What exactly are boundaries?
Boundaries are rules, limits, guidelines and sometimes non-negotiable rituals that you can identify for yourself and apply through communication and action. They are a tangible form of self-care that allows us to protect our time and energy as well as our mental, emotional and physical health.
Why are they important?
Some common areas there is often a need to set healthy boundaries include our relationships, work, our use of social media and technology and often times, with ourselves.
Without healthy boundaries around work and relationships for example, we may find ourselves in a constant state of overwhelm, exhaustion and anxiety along with a regular experience of low self-esteem and self-worth.
What steps can we take to implement boundaries?
Journaling is a great time-tested tool that can help us to emotionally regulate, especially when it comes to our boundaries being overstepped. Once you’ve identified where in your life you might need to set boundaries along with your preferences, limits and dealbreakers, it’s time to put those words into motion by communicating your needs. When it comes to communicating your boundaries with others, be clear and intentional about your preferences and expectations, delivery is truely everything.
Healthy boundaries vs unhealthy boundaries
People pleasing is a particularly common phenomenon in Australia and we come from a generation of people who hate to let anyone down or come off as selfish. We can often find ourselves entangled in a web of fear and guilt when it comes to declaring our boundaries with loved ones, co-workers and our community, thus boundary setting is generally not a task that comes easily nor naturally.
However, healthy boundaries can help us to protect ourselves and our relationships as well as preserve our time and energy so that we can truely thrive in all areas of our lives. Some examples of healthy boundaries include:
- Kindly declining an invite to social event that you prefer not to go to
- Communicating with your partner and friends that certain behaviours won’t be tolerated
- Being clear with your boss and co-workers that you will only work within allocated work hours
- Letting go of friendships with people who drain your energy or fail to respect your boundaries
Unhealthy boundaries, on the other hand, are ill-defined as well as poorly enforced or communicated. Ultimatums can also quickly turn into an unhealthy form of boundary setting. Whilst in some cases where our safety is in jeopardy ultimatums are necessary, however, offering someone an either/or option is often a threatening and manipulative ultimatum in the guise of a boundary. An ‘ill only love you if..’ scenario, for example.
Examples of some simple non-negotiable rituals and boundaries we can explore with ourselves.
Nat, our founder’s daily non-negotiable she has with herself is, as soon as she gets into bed she turns on flight mode/sleep mode and does not look at any notifications from then on until she has woken up and got herself ready for the day. She finds it really challenging to not wake up and instantly look at her phone and engage in social media right away, but it’s something she is committed to working on.

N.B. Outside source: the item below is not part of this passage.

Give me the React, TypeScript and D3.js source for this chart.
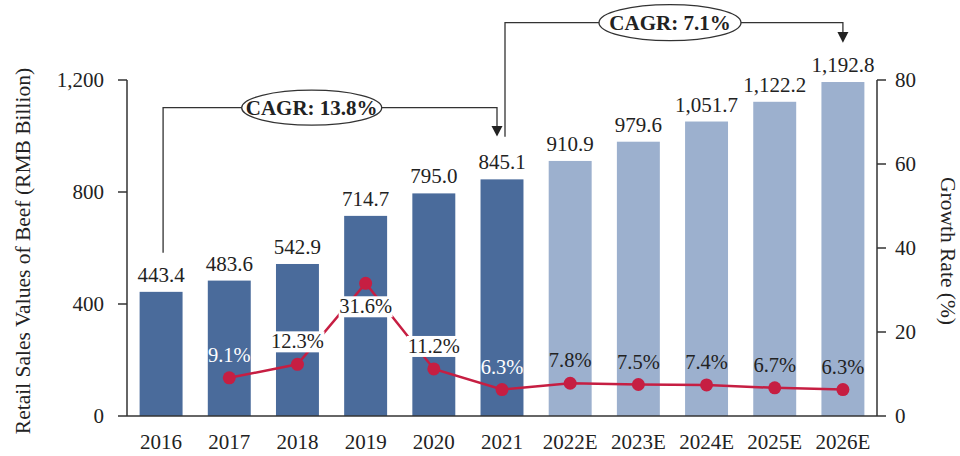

Lucia, our creative marketing manager, ensures to start her day everyday by walking her dog and getting some sunlight, this helps her energy levels throughout the day, regulates her sleep and also keeps her circadian rhythm in alignment with nature, this is super important to her.
I’m personally revisiting an old non-negotiable ritual I used to have and re setting boundaries around it. Before I check my phone, get started on work or head out into the world, I used to wake up extra early, brew a coffee, light some incense and write a poem. My goal at this time was to write a poem a day, no matter if the words were flowing like honey or if it was like trying squeeze water from a stone.
I needed to engage in this ritual to keep my creative imagination alive as well as my love for writing and the mental/emotional benefits that I gain from it. I’ve written a lot of less-than-beautiful forced and frustrated pieces, but at least I wrote something and that was what was important to me.
Another non-negotiable boundary I really appreciated hearing about recently was from an entrepreneur friend of mine who mentioned she had set a very necessary boundary by deleting all of her work related email accounts and notifications off of her phone. This way, she only started work once she physically sat down and opened her laptop within her allocated work hours. This prevented her work time from bleeding into her personal time, and likewise, when she was on work hours she didn’t engage in non-work related notifications. She found removing the blurred lines between the two made her more present in both her work and personal life.
In conclusion, we encourage you to investigate where in your life a firm boundary or a non-negotiable ritual might be necessary right now and to further explore this imperative from of self care, for a healthier you. Always remember, your personal boundaries are important and deserve to be honoured.